Direction -> Will you output all of the data below exactly, omitting the images?

* begin Dataset excerpt *

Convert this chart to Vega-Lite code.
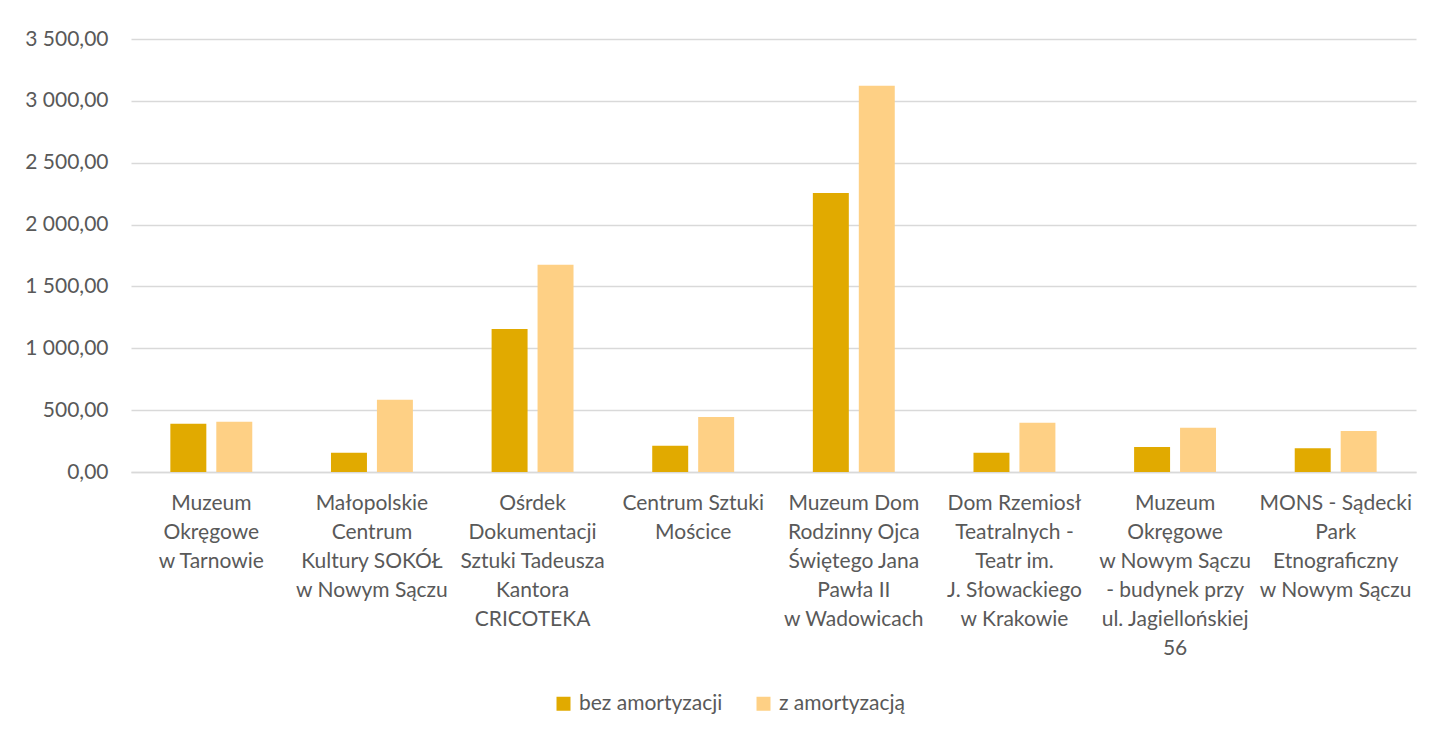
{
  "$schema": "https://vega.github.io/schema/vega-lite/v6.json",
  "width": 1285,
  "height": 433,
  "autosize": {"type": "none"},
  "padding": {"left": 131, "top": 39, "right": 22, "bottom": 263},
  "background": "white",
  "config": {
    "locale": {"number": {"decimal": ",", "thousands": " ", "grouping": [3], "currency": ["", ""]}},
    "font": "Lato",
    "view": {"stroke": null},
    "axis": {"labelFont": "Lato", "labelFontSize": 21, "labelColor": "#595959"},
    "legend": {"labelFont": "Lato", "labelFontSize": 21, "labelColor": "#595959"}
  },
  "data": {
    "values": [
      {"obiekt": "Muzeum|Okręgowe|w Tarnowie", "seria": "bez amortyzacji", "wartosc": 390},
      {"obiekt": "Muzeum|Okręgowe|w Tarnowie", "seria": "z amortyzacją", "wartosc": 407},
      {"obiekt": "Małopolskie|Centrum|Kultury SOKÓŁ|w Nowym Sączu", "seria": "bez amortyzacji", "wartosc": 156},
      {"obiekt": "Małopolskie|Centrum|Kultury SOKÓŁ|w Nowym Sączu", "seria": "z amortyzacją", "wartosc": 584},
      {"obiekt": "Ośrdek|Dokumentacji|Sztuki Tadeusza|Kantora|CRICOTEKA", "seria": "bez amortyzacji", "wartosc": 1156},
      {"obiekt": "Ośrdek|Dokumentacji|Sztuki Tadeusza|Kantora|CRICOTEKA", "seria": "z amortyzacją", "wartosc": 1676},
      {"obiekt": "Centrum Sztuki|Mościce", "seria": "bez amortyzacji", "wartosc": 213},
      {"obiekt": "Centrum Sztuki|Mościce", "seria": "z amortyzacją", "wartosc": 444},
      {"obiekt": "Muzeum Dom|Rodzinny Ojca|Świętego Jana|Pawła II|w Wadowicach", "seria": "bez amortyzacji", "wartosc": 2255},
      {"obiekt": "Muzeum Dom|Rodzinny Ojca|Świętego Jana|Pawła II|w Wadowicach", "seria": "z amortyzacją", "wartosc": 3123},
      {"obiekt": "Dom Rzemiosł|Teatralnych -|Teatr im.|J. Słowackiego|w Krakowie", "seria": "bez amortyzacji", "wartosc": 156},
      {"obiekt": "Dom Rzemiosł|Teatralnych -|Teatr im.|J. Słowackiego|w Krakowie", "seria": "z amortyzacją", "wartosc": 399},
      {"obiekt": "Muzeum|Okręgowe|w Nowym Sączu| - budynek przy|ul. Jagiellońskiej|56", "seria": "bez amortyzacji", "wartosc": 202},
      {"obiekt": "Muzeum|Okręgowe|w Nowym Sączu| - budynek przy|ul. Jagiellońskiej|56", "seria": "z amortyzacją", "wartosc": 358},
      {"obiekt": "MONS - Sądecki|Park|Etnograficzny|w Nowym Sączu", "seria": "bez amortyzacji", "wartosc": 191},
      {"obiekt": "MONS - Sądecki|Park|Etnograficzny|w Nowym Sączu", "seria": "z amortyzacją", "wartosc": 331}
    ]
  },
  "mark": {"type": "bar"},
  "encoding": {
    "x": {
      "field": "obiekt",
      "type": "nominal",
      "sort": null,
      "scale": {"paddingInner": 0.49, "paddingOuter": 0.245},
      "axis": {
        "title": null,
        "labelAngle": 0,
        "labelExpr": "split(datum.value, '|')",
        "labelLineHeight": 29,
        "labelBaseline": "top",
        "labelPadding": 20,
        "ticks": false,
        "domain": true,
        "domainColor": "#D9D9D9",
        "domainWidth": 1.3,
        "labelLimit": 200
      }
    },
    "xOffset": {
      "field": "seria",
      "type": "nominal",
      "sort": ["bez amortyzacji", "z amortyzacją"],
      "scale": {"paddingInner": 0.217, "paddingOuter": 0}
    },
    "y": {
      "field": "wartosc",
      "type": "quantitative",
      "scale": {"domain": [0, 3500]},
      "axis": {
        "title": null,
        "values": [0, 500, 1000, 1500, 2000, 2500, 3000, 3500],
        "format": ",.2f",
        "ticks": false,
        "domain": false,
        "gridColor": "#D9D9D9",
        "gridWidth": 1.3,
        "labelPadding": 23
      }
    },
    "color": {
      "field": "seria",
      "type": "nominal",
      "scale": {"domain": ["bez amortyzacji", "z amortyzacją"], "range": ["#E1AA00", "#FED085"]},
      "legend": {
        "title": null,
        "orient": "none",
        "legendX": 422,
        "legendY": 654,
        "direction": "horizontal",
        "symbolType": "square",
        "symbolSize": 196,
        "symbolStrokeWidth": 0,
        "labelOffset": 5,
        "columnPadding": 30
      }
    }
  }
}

* end Dataset excerpt *

Result of this exercise ->
Convert this chart to Vega-Lite code.
{
  "$schema": "https://vega.github.io/schema/vega-lite/v6.json",
  "width": 1285,
  "height": 433,
  "autosize": {"type": "none"},
  "padding": {"left": 131, "top": 39, "right": 22, "bottom": 263},
  "background": "white",
  "config": {
    "locale": {"number": {"decimal": ",", "thousands": " ", "grouping": [3], "currency": ["", ""]}},
    "font": "Lato",
    "view": {"stroke": null},
    "axis": {"labelFont": "Lato", "labelFontSize": 21, "labelColor": "#595959"},
    "legend": {"labelFont": "Lato", "labelFontSize": 21, "labelColor": "#595959"}
  },
  "data": {
    "values": [
      {"obiekt": "Muzeum|Okręgowe|w Tarnowie", "seria": "bez amortyzacji", "wartosc": 390},
      {"obiekt": "Muzeum|Okręgowe|w Tarnowie", "seria": "z amortyzacją", "wartosc": 407},
      {"obiekt": "Małopolskie|Centrum|Kultury SOKÓŁ|w Nowym Sączu", "seria": "bez amortyzacji", "wartosc": 156},
      {"obiekt": "Małopolskie|Centrum|Kultury SOKÓŁ|w Nowym Sączu", "seria": "z amortyzacją", "wartosc": 584},
      {"obiekt": "Ośrdek|Dokumentacji|Sztuki Tadeusza|Kantora|CRICOTEKA", "seria": "bez amortyzacji", "wartosc": 1156},
      {"obiekt": "Ośrdek|Dokumentacji|Sztuki Tadeusza|Kantora|CRICOTEKA", "seria": "z amortyzacją", "wartosc": 1676},
      {"obiekt": "Centrum Sztuki|Mościce", "seria": "bez amortyzacji", "wartosc": 213},
      {"obiekt": "Centrum Sztuki|Mościce", "seria": "z amortyzacją", "wartosc": 444},
      {"obiekt": "Muzeum Dom|Rodzinny Ojca|Świętego Jana|Pawła II|w Wadowicach", "seria": "bez amortyzacji", "wartosc": 2255},
      {"obiekt": "Muzeum Dom|Rodzinny Ojca|Świętego Jana|Pawła II|w Wadowicach", "seria": "z amortyzacją", "wartosc": 3123},
      {"obiekt": "Dom Rzemiosł|Teatralnych -|Teatr im.|J. Słowackiego|w Krakowie", "seria": "bez amortyzacji", "wartosc": 156},
      {"obiekt": "Dom Rzemiosł|Teatralnych -|Teatr im.|J. Słowackiego|w Krakowie", "seria": "z amortyzacją", "wartosc": 399},
      {"obiekt": "Muzeum|Okręgowe|w Nowym Sączu| - budynek przy|ul. Jagiellońskiej|56", "seria": "bez amortyzacji", "wartosc": 202},
      {"obiekt": "Muzeum|Okręgowe|w Nowym Sączu| - budynek przy|ul. Jagiellońskiej|56", "seria": "z amortyzacją", "wartosc": 358},
      {"obiekt": "MONS - Sądecki|Park|Etnograficzny|w Nowym Sączu", "seria": "bez amortyzacji", "wartosc": 191},
      {"obiekt": "MONS - Sądecki|Park|Etnograficzny|w Nowym Sączu", "seria": "z amortyzacją", "wartosc": 331}
    ]
  },
  "mark": {"type": "bar"},
  "encoding": {
    "x": {
      "field": "obiekt",
      "type": "nominal",
      "sort": null,
      "scale": {"paddingInner": 0.49, "paddingOuter": 0.245},
      "axis": {
        "title": null,
        "labelAngle": 0,
        "labelExpr": "split(datum.value, '|')",
        "labelLineHeight": 29,
        "labelBaseline": "top",
        "labelPadding": 20,
        "ticks": false,
        "domain": true,
        "domainColor": "#D9D9D9",
        "domainWidth": 1.3,
        "labelLimit": 200
      }
    },
    "xOffset": {
      "field": "seria",
      "type": "nominal",
      "sort": ["bez amortyzacji", "z amortyzacją"],
      "scale": {"paddingInner": 0.217, "paddingOuter": 0}
    },
    "y": {
      "field": "wartosc",
      "type": "quantitative",
      "scale": {"domain": [0, 3500]},
      "axis": {
        "title": null,
        "values": [0, 500, 1000, 1500, 2000, 2500, 3000, 3500],
        "format": ",.2f",
        "ticks": false,
        "domain": false,
        "gridColor": "#D9D9D9",
        "gridWidth": 1.3,
        "labelPadding": 23
      }
    },
    "color": {
      "field": "seria",
      "type": "nominal",
      "scale": {"domain": ["bez amortyzacji", "z amortyzacją"], "range": ["#E1AA00", "#FED085"]},
      "legend": {
        "title": null,
        "orient": "none",
        "legendX": 422,
        "legendY": 654,
        "direction": "horizontal",
        "symbolType": "square",
        "symbolSize": 196,
        "symbolStrokeWidth": 0,
        "labelOffset": 5,
        "columnPadding": 30
      }
    }
  }
}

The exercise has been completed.